Speaking of killing, that’s how the flick starts. Rufus Buck (Elba) kills the parents of Nat Love (Majors), and Love spends his whole life trying to track Buck down for revenge. Just when he thinks his quest is done, Buck is released from prison. And that’s in the first 15 minutes of this two-hour-long story.

Buck’s gang members include Trudy Smith, played by Regina King, who is simply breath-taking in her delivery of malevolence, and LaKeith Stanfield. To be entirely honest, as a non-American, I thought their accents kept slipping – but that’s one of my only critiques of the movie, made from my biased view of how Southern Americans are supposed to sound.

And Stanfield, as well, was smoother on screen than I’ve ever seen him be. (the other critique is, spoiler alert, I’m not entirely sure why we needed the Stagecoach Mary bit in the movie. I felt like she messed it up for everyone. Or was it just to prompt the final battle? I thought that plan of hers was so holey.)

A special mention goes to the slick Delroy Lindo. He plays the sheriff who wants everyone brought to book. Honestly, I feel like the whole cast needs special mentions.

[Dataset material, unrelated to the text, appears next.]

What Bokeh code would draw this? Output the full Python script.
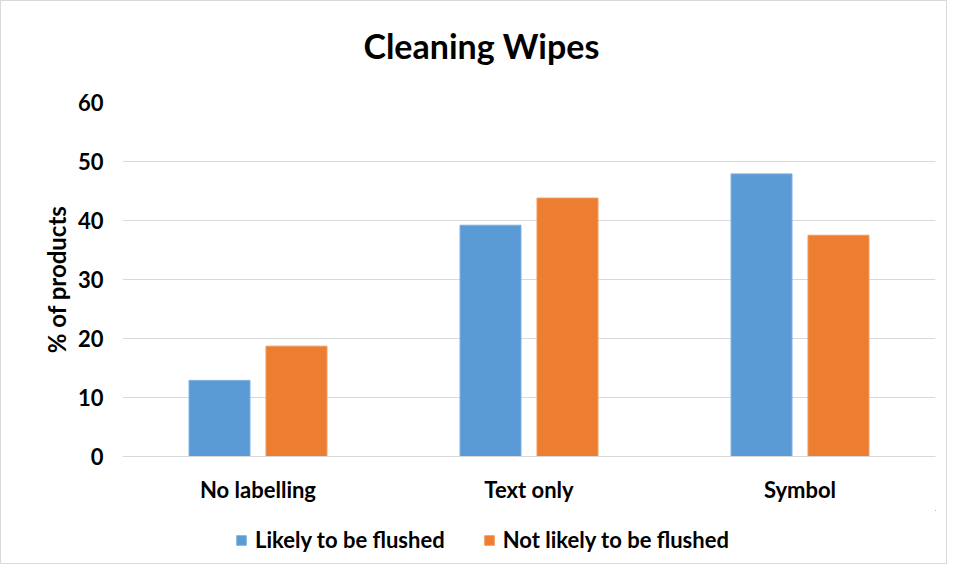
from bokeh.plotting import figure
from bokeh.layouts import column
from bokeh.models import ColumnDataSource, FactorRange, Legend, LegendItem, Range1d, Label
from bokeh.transform import dodge
from bokeh.embed import file_html
from bokeh.resources import INLINE

title_text = "Cleaning Wipes"
categories = ["No labelling", "Text only", "Symbol"]
likely = [12.9, 39.2, 47.9]
not_likely = [18.7, 43.8, 37.5]
series_names = ["Likely to be flushed", "Not likely to be flushed"]
y_ticks = [0, 10, 20, 30, 40, 50, 60]

FONT = "Lato"
BLUE, BLUE_LINE = "#5B9BD5", "#7DB0DE"
ORANGE, ORANGE_LINE = "#ED7D31", "#F19A5E"
src = ColumnDataSource(dict(cat=categories, likely=likely, not_likely=not_likely))


def strip(height):
    f = figure(width=945, height=height, output_backend="svg", toolbar_location=None,
               min_border=0, x_range=Range1d(0, 1), y_range=Range1d(0, 1))
    f.axis.visible = False
    f.grid.visible = False
    f.outline_line_color = None
    return f


# title strip
tt = strip(87)
tt.add_layout(Label(x=359, y=43, x_units="screen", y_units="screen", text=title_text,
                    text_align="center", text_baseline="middle", text_font=FONT,
                    text_font_size="34px", text_font_style="bold", text_color="#000000"))

# main chart
p = figure(x_range=FactorRange(factors=categories), y_range=Range1d(0, 60),
           width=945, height=422, output_backend="svg", toolbar_location=None,
           min_border_left=121, min_border_right=11, min_border_top=14, min_border_bottom=54)
p.outline_line_color = None

r1 = p.vbar(x=dodge("cat", -0.142, range=p.x_range), top="likely", width=0.225,
            source=src, fill_color=BLUE, line_color=BLUE_LINE, line_width=1)
r2 = p.vbar(x=dodge("cat", 0.142, range=p.x_range), top="not_likely", width=0.225,
            source=src, fill_color=ORANGE, line_color=ORANGE_LINE, line_width=1)

p.yaxis.ticker = y_ticks
p.yaxis.axis_line_color = None
p.yaxis.major_tick_line_color = None
p.yaxis.minor_tick_line_color = None
p.yaxis.major_label_text_font = FONT
p.yaxis.major_label_text_font_size = "22px"
p.yaxis.major_label_text_font_style = "bold"
p.yaxis.major_label_text_color = "#000000"
p.yaxis.major_label_standoff = 13
p.yaxis.axis_label = "% of products"
p.yaxis.axis_label_text_font = FONT
p.yaxis.axis_label_text_font_size = "24px"
p.yaxis.axis_label_text_font_style = "bold"
p.yaxis.axis_label_text_color = "#000000"
p.yaxis.axis_label_standoff = 4

p.xaxis.axis_line_color = "#d9d9d9"
p.xaxis.major_tick_line_color = None
p.xaxis.minor_tick_line_color = None
p.xaxis.major_label_text_font = FONT
p.xaxis.major_label_text_font_size = "22px"
p.xaxis.major_label_text_font_style = "bold"
p.xaxis.major_label_text_color = "#000000"
p.xaxis.major_label_standoff = 13

p.xgrid.grid_line_color = None
p.ygrid.grid_line_color = "#d9d9d9"
p.ygrid.grid_line_width = 1

# legend strip below the chart (its series renderers sit outside its visible range)
lg = strip(53)
d1 = lg.vbar(x="likely", top="likely", bottom="likely", width=0, source=src,
             fill_color=BLUE, line_color=BLUE_LINE)
d2 = lg.vbar(x="not_likely", top="not_likely", bottom="not_likely", width=0, source=src,
             fill_color=ORANGE, line_color=ORANGE_LINE)
legend = Legend(items=[LegendItem(label=series_names[0], renderers=[d1]),
                       LegendItem(label=series_names[1], renderers=[d2])],
                orientation="horizontal", location=(113, 10),
                label_text_font=FONT, label_text_font_size="22px", label_text_font_style="bold",
                label_text_color="#000000", glyph_width=12, glyph_height=12,
                label_standoff=8, spacing=38, border_line_color=None,
                background_fill_alpha=0, margin=0, padding=0)
lg.add_layout(legend, "center")

layout = column(tt, p, lg, spacing=0, styles={"border": "1px solid #d9d9d9"})

open("out.html", "w").write(file_html(layout, INLINE))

They were all really, really good (who knew Deon Cole could NOT be a joke?).

I can’t end this review without talking about the flawless soundtrack. I wonder if it is because the director is a songwriter and musician as well (brother to Seal, don’t you know, I bet he’s always introduced like that)?

But whatever the reason, anyone that puts my favourite femcee Lauryn Hill and the inimitable Fela Kuti (the director is also half Nigerian) on one film is a winner in my book. All the music felt perfect.